Restaurant recommendations. A stylish man knows his way around town. He’s been there and done that. Keeping a slip of paper listing two atmospheric restaurants and their addresses allows you to offer up an original suggestion if the opportunity presents itself.

All I’m going to say about addresses, phone numbers and references has already been said under flowers above. Translation for the real stylish man: Some things should be kept, but not in a wallet.

Mint. Words aren’t the only things that come out of a stylish man’s mouth. Good breath is as important as vocabulary. If you don’t have it, you have nothing.

See toothpick above. Translation for the real stylish man: Some people don’t have the greatest breath to begin with. A mint in the wallet is a silly thing. If you need mint-like things to cover the breath, a pocket pack is good. Working with the dentist is better.

Driver’s license. No matter how you look at it, a bicycle just isn’t going to cut it.

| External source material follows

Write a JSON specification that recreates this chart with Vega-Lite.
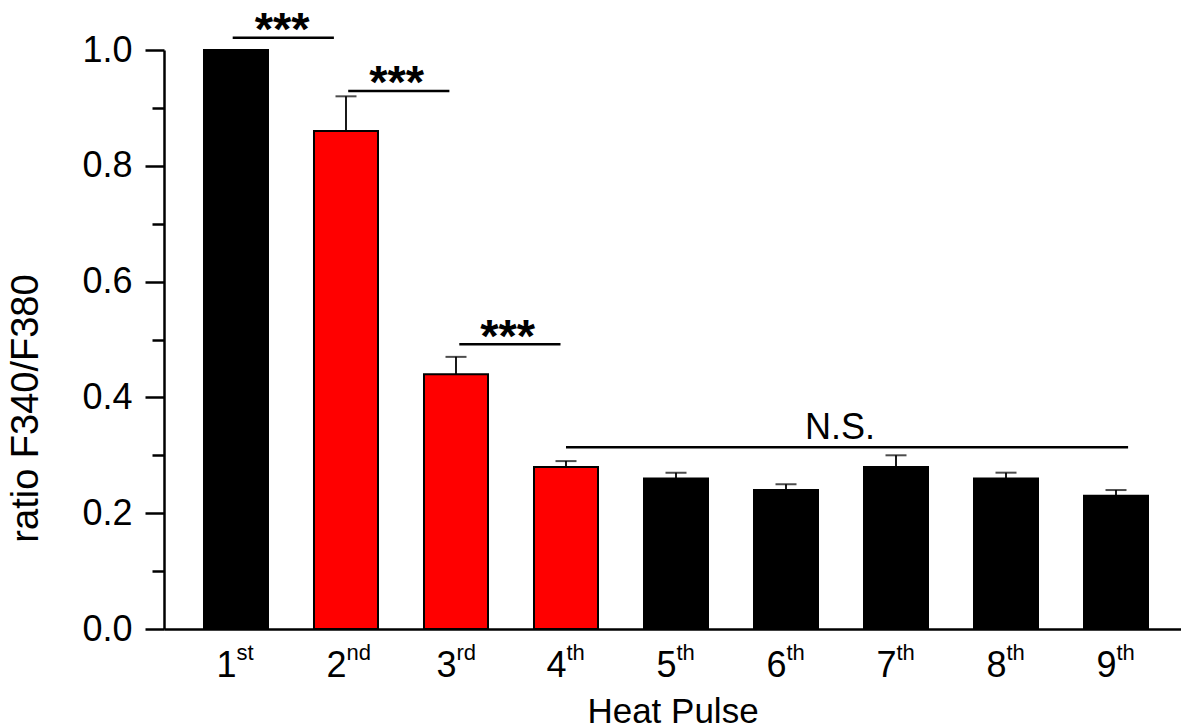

I live in California. 99+% of the time you can’t get groceries without a car. While there is public transit… If style is your craving, public transit just isn’t going to fly. A license in your wallet isn’t really an indicator of style. I will admit a lack of a license isn’t really conducive to style as well. Hmmn. If I were to contemplate what wallet items for transportation would be stylish I’d have to go with the following:

  • AAA Plus card. It means that you travel and could find yourself wishing a 99 mile tow.
  • Rental Preferred Card. You’re not afraid of paying a little extra for a perk when a rental is needed.
  • Airline cards. If style is important, showing an awareness of interstate travel is a plus.

I considered a pilot’s license… But I think that may be a bit overboard. Translation for the real stylish man: We all need to travel. The question is not whether you can drive, but the level of preparation and associated perk you’re willing to give yourself.

A picture of parents. Of course you’re stylish, but you’re also down to earth, not to mention gracious, giving credit where credit is due.

There’s nothing a suitor in your life loves more than a picture of Mom. *ahem*… While, it’d be nice if the Rockwellian way of life could re-infuse our anti-50’s way of life… Mom, Apple Pie, and Chevrolet aren’t really the mainstays of life anymore. Sadly, more and more people come from dysfunctional homes. More people have more baggage than a Samsonite sales conference. Now, if you have a good relationship with them, great.. a picture may be a good thing. But, if you didn’t.. Keeping a lie in your wallet to give people a warm fuzzy isn’t stylish… It’s not even healthy. The picture or more properly object in your wallet should be something that gives you strength and a strong, positive mood. Something that makes you proud to show off. Real pride. Something that gives you a glow to others when they see you talk about it. Translation for the real stylish man: It doesn’t have to be a picture, even though it could be. It can be a note,or if it leaves the wallet it can be a piece of jewelry or a tattoo. The stylish person keeps a part of themselves with them that they are willing to always share.

In short Elaine Szewczyk (Which I think is either pronounced “Chew-Check” or “Sheffish”) has proven that it really takes a good paycheck to write drivel.